A l’instar de tous les professionnels de la sécurité informatique, il sait que la première chose à faire, pour se protéger, est de sauvegarder régulièrement ses données, sur un support externe, que c’est le meilleur moyen de résister, et survivre, à un plantage, un piratage, une saisie ou le crash d’un ordinateur : ce qui a -souvent- le plus de valeur, ce n’est pas le matériel, mais les données qui y sont stockées.
Les professionnels de la sécurité savent également qu’il se trouvera toujours quelqu’un de plus compétent qu’eux, disposant de plus de moyens ou de temps, et qu’aucun système n’est sécurisable à 100 %. On sait, d’autre part, que la sécurité des logiciels libres -dont le code source est librement consultable- est a priori plus fiable que celle des logiciels propriétaires, dont le code est un « secret« .
D’une part, parce que personne ne peut vérifier que ne s’y trouve en fait une faille de sécurité, voire une porte dérobée ou un cheval de Troie. D’autre part, parce qu’on ne peut pas faire confiance à quelque chose de « secret » : un secret peut être découvert, extorqué, contourné, et somme toute préjudiciable, comme le résumait Laurent Chemla, « parce qu’alors je ferais confiance à ce mot de passe et que j’agirais donc comme s’il était impossible à craquer, ce qui serait toujours faux« .
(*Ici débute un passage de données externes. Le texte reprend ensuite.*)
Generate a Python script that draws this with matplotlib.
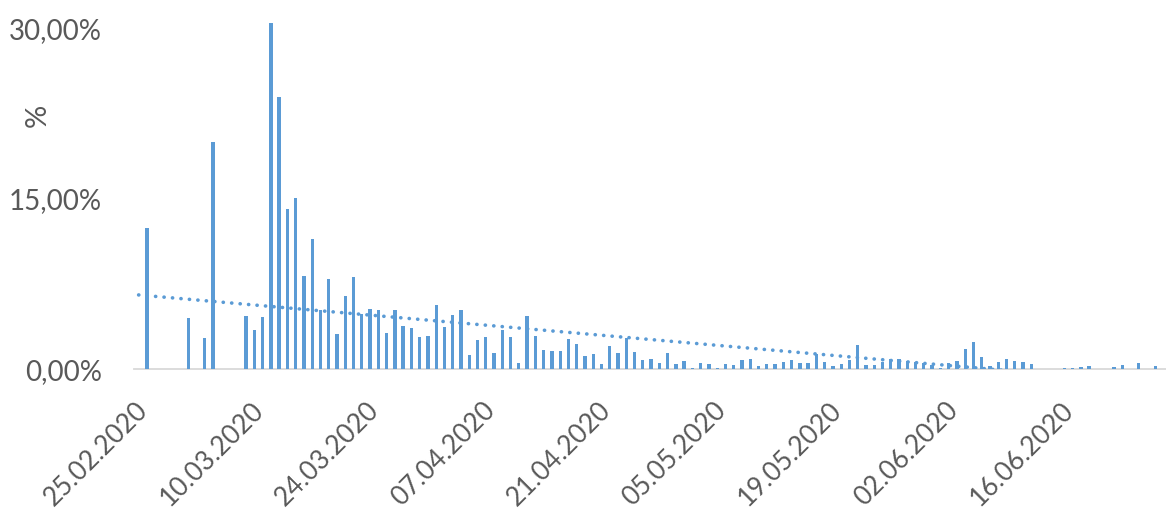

A rebours de la sécurité par l’obscurité, qui postule que le système est d’autant plus sécurisé que l’attaquant ne connaît pas dans le détail le fonctionnement du système, le principe de Kerckhoffs prône ainsi, et a contrario, la transparence, au motif que seule la clé doit rester secrète, et que la serrure sera d’autant plus sécurisée que son mécanisme peut être vérifié, et validé, par les pairs.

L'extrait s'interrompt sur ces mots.